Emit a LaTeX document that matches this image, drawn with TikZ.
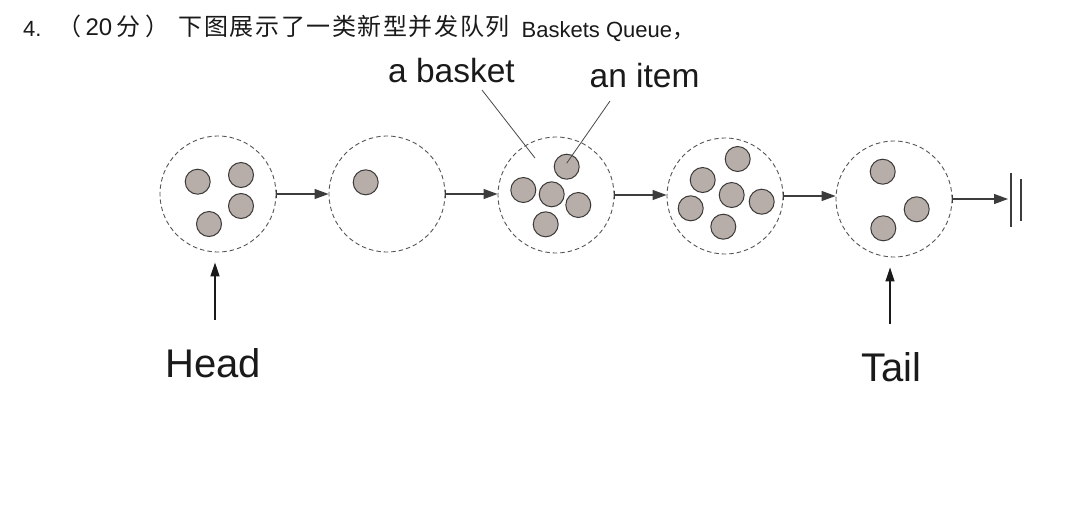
\documentclass[tikz,border=0pt]{standalone}
\usepackage{fontspec}
\setmainfont{Liberation Sans}
\newfontfamily\cjk{Noto Sans CJK SC}
\usetikzlibrary{arrows.meta}
\definecolor{itemfill}{HTML}{B7ADA9}
\definecolor{itemdraw}{HTML}{3C3A39}
\definecolor{dashgray}{HTML}{555555}
\definecolor{ink}{HTML}{1A1A1A}
\tikzset{
  basket/.style={circle, draw=dashgray, dash pattern=on 4.5pt off 3pt, line width=0.9pt, minimum size=116pt, inner sep=0pt},
  item/.style={circle, draw=itemdraw, fill=itemfill, line width=1pt, minimum size=25pt, inner sep=0pt},
  link/.style={draw=ink!85, line width=1.2pt, arrows={Bar[width=8pt,line width=1pt]-Triangle[length=14pt,width=10pt]}},
  ptr/.style={draw=ink, line width=1.2pt, arrows={-Triangle[length=14pt,width=9pt]}, shorten >=10pt},
  leader/.style={draw=ink!80, line width=0.8pt},
  termline/.style={draw=ink!85, line width=1.5pt},
  lbl/.style={inner sep=0pt, anchor=base west, text=ink},
}
\begin{document}
\begin{tikzpicture}[x=1pt,y=-1pt]
\useasboundingbox[fill=white] (0,0) rectangle (1065,520);

% title
\node[lbl, font=\fontsize{22}{26}\selectfont] (t1) at (23,36.5) {4.};
\node[lbl] (t2) at (57,35.5) {\hbox to 112pt{{\cjk\fontsize{24}{28}\selectfont （}\hfil{\fontsize{24}{28}\selectfont 20}\hfil{\cjk\fontsize{24}{28}\selectfont 分}\hfil{\cjk\fontsize{24}{28}\selectfont ）}}};
\node[lbl] (t3) at (178.5,35.5) {\cjk\fontsize{24}{28}\selectfont\hbox to 331pt{下\hfil 图\hfil 展\hfil 示\hfil 了\hfil 一\hfil 类\hfil 新\hfil 型\hfil 并\hfil 发\hfil 队\hfil 列}};
\node[lbl, font=\fontsize{22}{26}\selectfont] (t4) at (521.5,37) {Baskets Queue{\cjk ，}};

% baskets
\node[basket] (b1) at (218,194) {};
\node[basket] (b2) at (387,194) {};
\node[basket] (b3) at (556,195) {};
\node[basket] (b4) at (725,196) {};
\node[basket] (b5) at (894,199) {};

% items
\node[item] (i11) at (197.7,181.7) {};
\node[item] (i12) at (241,175) {};
\node[item] (i13) at (241,206) {};
\node[item] (i14) at (209,224) {};

\node[item] (i21) at (365.7,182.3) {};

\node[item] (i31) at (566.7,166.7) {};
\node[item] (i32) at (523.3,190) {};
\node[item] (i33) at (551.7,194.3) {};
\node[item] (i34) at (578.3,205) {};
\node[item] (i35) at (545.7,224.3) {};

\node[item] (i41) at (737.7,159) {};
\node[item] (i42) at (702.7,180) {};
\node[item] (i43) at (731.7,195) {};
\node[item] (i44) at (690.7,208.3) {};
\node[item] (i45) at (761.7,201.7) {};
\node[item] (i46) at (723.3,226.7) {};

\node[item] (i51) at (882.7,171.7) {};
\node[item] (i52) at (916.7,209.3) {};
\node[item] (i53) at (883.3,228.3) {};

% links
\draw[link] (b1.east) -- (b1.east -| b2.west);
\draw[link] (b2.east) -- (b2.east -| b3.west);
\draw[link] (b3.east) -- (b3.east -| b4.west);
\draw[link] (b4.east) -- (b4.east -| b5.west);
\coordinate (endp) at (1008,199);
\draw[link] (b5.east) -- (endp);

% terminator
\coordinate (g1a) at (1011,173);
\coordinate (g1b) at (1011,227);
\coordinate (g2a) at (1021,179);
\coordinate (g2b) at (1021,221);
\draw[termline] (g1a) -- (g1b);
\draw[termline] (g2a) -- (g2b);

% labels
\node[lbl, font=\fontsize{33.5}{40}\selectfont] (lb) at (388,82) {a basket};
\node[lbl, font=\fontsize{33.5}{40}\selectfont] (li) at (589.5,87) {an item};
\coordinate (lbA) at (482,90);
\coordinate (lbB) at (535,158);
\draw[leader] (lbA) -- (lbB);
\coordinate (liA) at (610,101);
\draw[leader] (liA) -- ([yshift=3.5pt]i31.center);

% head / tail
\node[lbl, font=\fontsize{40}{48}\selectfont] (head) at (165,377) {Head};
\node[lbl, font=\fontsize{40}{48}\selectfont] (tail) at (861,381) {Tail};
\coordinate (hbot) at (215,320);
\draw[ptr] (hbot) -- (hbot |- b1.south);
\coordinate (tbot) at (890,324);
\draw[ptr] (tbot) -- (tbot |- b5.south);
\end{tikzpicture}
\end{document}
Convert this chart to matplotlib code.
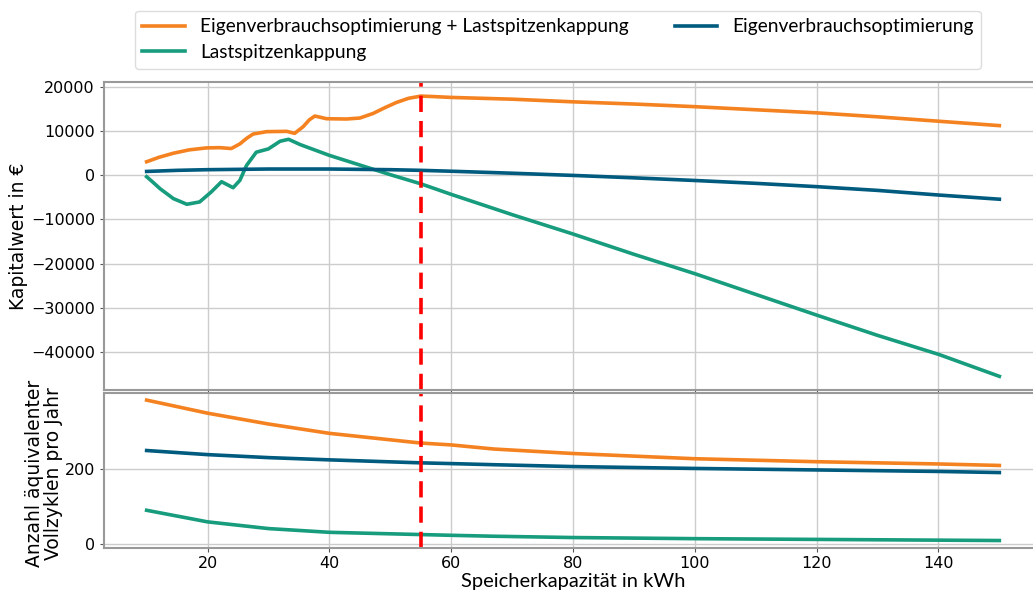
import matplotlib
matplotlib.use('Agg')
import matplotlib.pyplot as plt

# Kapitalwert (top panel)
x_both = [10, 12, 14.4, 17, 19.8, 22, 23.9, 25.3, 26.5, 27.5, 29.7, 33, 34.3, 35.7, 36.7, 37.6,
          38.5, 39.5, 42.8, 45, 47.2, 49, 51, 53, 55, 57, 60, 70, 80, 90, 100, 110, 120, 130, 140, 150]
npv_both = [3100, 4100, 5040, 5800, 6240, 6300, 6100, 7150, 8500, 9400, 9930, 10000, 9550, 11060, 12600, 13470,
            13200, 12870, 12800, 13020, 14070, 15300, 16550, 17500, 18000, 17900, 17700, 17300, 16700, 16200,
            15600, 14900, 14200, 13300, 12300, 11300]

x_peak = [10, 11, 12.2, 14.4, 16.6, 18.7, 20.6, 22.3, 24.2, 25.3, 26.4, 28, 30, 31.9, 33.3, 35.2,
          40, 45, 50, 55, 60, 70, 80, 90, 100, 110, 120, 130, 140, 150]
npv_peak = [-300, -1500, -3010, -5270, -6550, -6020, -3760, -1430, -2790, -1130, 2260, 5270, 6020, 7750, 8200, 7000,
            4550, 2360, 170, -1900, -4300, -8900, -13300, -17900, -22300, -27000, -31700, -36300, -40600, -45600]

x_self = [10, 15, 20, 30, 40, 50, 55, 60, 70, 80, 90, 100, 110, 120, 130, 140, 150]
npv_self = [900, 1150, 1300, 1450, 1450, 1300, 1150, 950, 500, 0, -550, -1150, -1800, -2550, -3400, -4450, -5400]

# Vollzyklen pro Jahr (bottom panel)
x_cyc = [10, 20, 30, 40, 55, 60, 67, 80, 100, 120, 140, 150]
cyc_both = [384, 349, 320, 295, 269, 264, 253, 241, 227, 219, 213, 209]
cyc_self = [249, 238, 230, 224, 216, 214, 211, 206, 201, 197, 193, 190]
cyc_peak = [89, 58, 40, 30, 24, 22, 19.5, 16, 13, 11, 9, 8]

chosen_capacity = 55

c_orange = '#F58220'
c_green = '#179C7D'
c_blue = '#005B7F'

W, H = 1033, 592
fig = plt.figure(figsize=(W / 100, H / 100), dpi=100)
ax1 = fig.add_axes([104 / W, (H - 390) / H, 938 / W, 308 / H])
ax2 = fig.add_axes([104 / W, (H - 548) / H, 938 / W, 155 / H], sharex=ax1)

lw = 2.6
ax1.plot(x_both, npv_both, color=c_orange, lw=lw, label='Eigenverbrauchsoptimierung + Lastspitzenkappung')
ax1.plot(x_peak, npv_peak, color=c_green, lw=lw, label='Lastspitzenkappung')
ax1.plot(x_self, npv_self, color=c_blue, lw=lw, label='Eigenverbrauchsoptimierung')

ax2.plot(x_cyc, cyc_both, color=c_orange, lw=lw)
ax2.plot(x_cyc, cyc_peak, color=c_green, lw=lw)
ax2.plot(x_cyc, cyc_self, color=c_blue, lw=lw)

for ax in (ax1, ax2):
    ax.axvline(chosen_capacity, color='red', ls=(0, (4.5, 2.5)), lw=2.6)
    ax.grid(True, color='#cccccc', lw=1)
    ax.set_axisbelow(True)
    for s in ax.spines.values():
        s.set_color('#999999')
        s.set_linewidth(1.5)
    ax.tick_params(labelsize=11.5, color='#555555', length=3)

ax1.set_xlim(3, 157)
ax1.set_ylim(-48700, 21200)
ax1.set_yticks([-40000, -30000, -20000, -10000, 0, 10000, 20000])
ax1.tick_params(labelbottom=False)
ax2.set_ylim(-12, 403)
ax2.set_yticks([0, 200])
ax2.set_xticks([20, 40, 60, 80, 100, 120, 140])
ax2.tick_params(axis='x', pad=2.5)

ax1.set_ylabel('Kapitalwert in €', fontsize=13.5)
ax1.yaxis.set_label_coords(-0.081, 0.5)
ax2.set_ylabel('Anzahl äquivalenter\nVollzyklen pro Jahr', fontsize=13.5, linespacing=1.0)
ax2.yaxis.set_label_coords(-0.044, 0.48)
ax2.set_xlabel('Speicherkapazität in kWh', fontsize=14.5, family=['Lato', 'DejaVu Sans'], labelpad=1.5)

leg = fig.legend(loc='upper center', bbox_to_anchor=(558 / W, 1 - 1 / H), ncol=2,
                 prop={'family': ['Lato', 'DejaVu Sans'], 'size': 13.8},
                 handlelength=2.2, columnspacing=2.4, labelspacing=0.45,
                 framealpha=1, edgecolor='#dddddd')

fig.savefig('out.png', dpi=100)
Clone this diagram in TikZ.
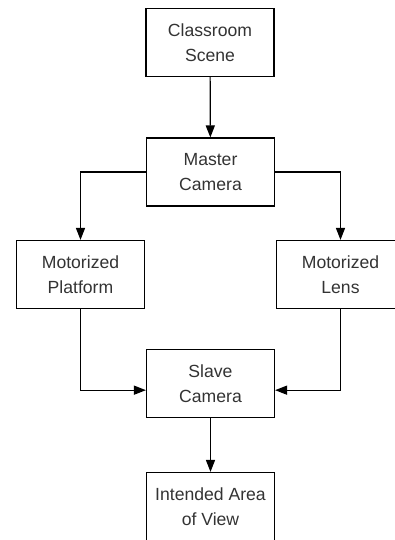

---

◆ Task to carry out
The lines to reproduce run from the one above containing "Convert this chart to matplotlib code." through the one containing "import matplotlib.pyplot as plt". Copy them exactly and leave out all pictures.

◆ Reply
Convert this chart to matplotlib code.
import matplotlib
matplotlib.use('Agg')
import matplotlib.pyplot as plt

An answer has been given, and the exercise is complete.